[Start Records supplied]

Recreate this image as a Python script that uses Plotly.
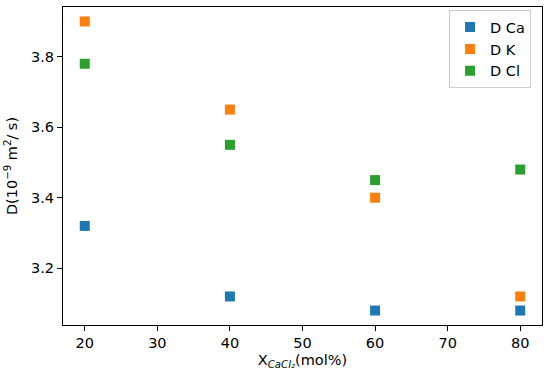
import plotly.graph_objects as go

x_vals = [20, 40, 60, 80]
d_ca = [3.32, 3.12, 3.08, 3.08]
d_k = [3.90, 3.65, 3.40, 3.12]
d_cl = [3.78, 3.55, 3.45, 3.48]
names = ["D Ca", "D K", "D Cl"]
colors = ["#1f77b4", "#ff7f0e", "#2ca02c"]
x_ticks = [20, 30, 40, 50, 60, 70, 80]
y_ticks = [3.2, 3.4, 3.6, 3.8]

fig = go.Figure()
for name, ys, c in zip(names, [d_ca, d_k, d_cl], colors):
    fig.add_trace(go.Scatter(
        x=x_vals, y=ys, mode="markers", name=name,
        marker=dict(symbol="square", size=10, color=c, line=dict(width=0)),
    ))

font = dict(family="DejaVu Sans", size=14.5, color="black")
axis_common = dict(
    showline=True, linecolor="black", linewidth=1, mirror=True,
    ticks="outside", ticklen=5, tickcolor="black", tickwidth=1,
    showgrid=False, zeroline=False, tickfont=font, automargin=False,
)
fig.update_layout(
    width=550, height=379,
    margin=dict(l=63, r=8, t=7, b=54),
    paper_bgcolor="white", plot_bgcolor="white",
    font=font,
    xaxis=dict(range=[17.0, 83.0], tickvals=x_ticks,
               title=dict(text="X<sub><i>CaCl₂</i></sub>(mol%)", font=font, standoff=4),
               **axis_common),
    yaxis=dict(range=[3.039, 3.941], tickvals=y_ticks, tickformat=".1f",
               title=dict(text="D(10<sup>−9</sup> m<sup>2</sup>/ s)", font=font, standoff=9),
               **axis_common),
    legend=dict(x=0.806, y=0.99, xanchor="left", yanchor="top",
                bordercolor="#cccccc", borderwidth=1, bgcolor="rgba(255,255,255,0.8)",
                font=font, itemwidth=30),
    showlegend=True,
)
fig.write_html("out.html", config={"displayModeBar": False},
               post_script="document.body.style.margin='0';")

[End Records supplied]
[Start Records supplied]

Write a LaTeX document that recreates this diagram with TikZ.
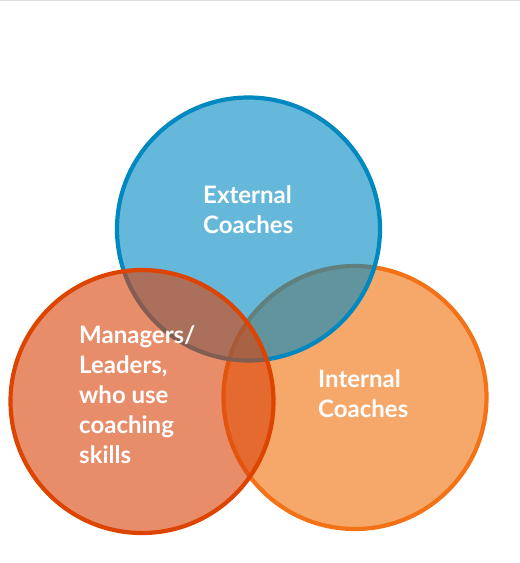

[End Records supplied]

- **Task to complete**
Print everything from the line with "Recreate this image" down to the line with "import plotly.graph_objects as go", both included, exactly as written and without the pictures.

- **Task output**
Recreate this image as a Python script that uses Plotly.
import plotly.graph_objects as go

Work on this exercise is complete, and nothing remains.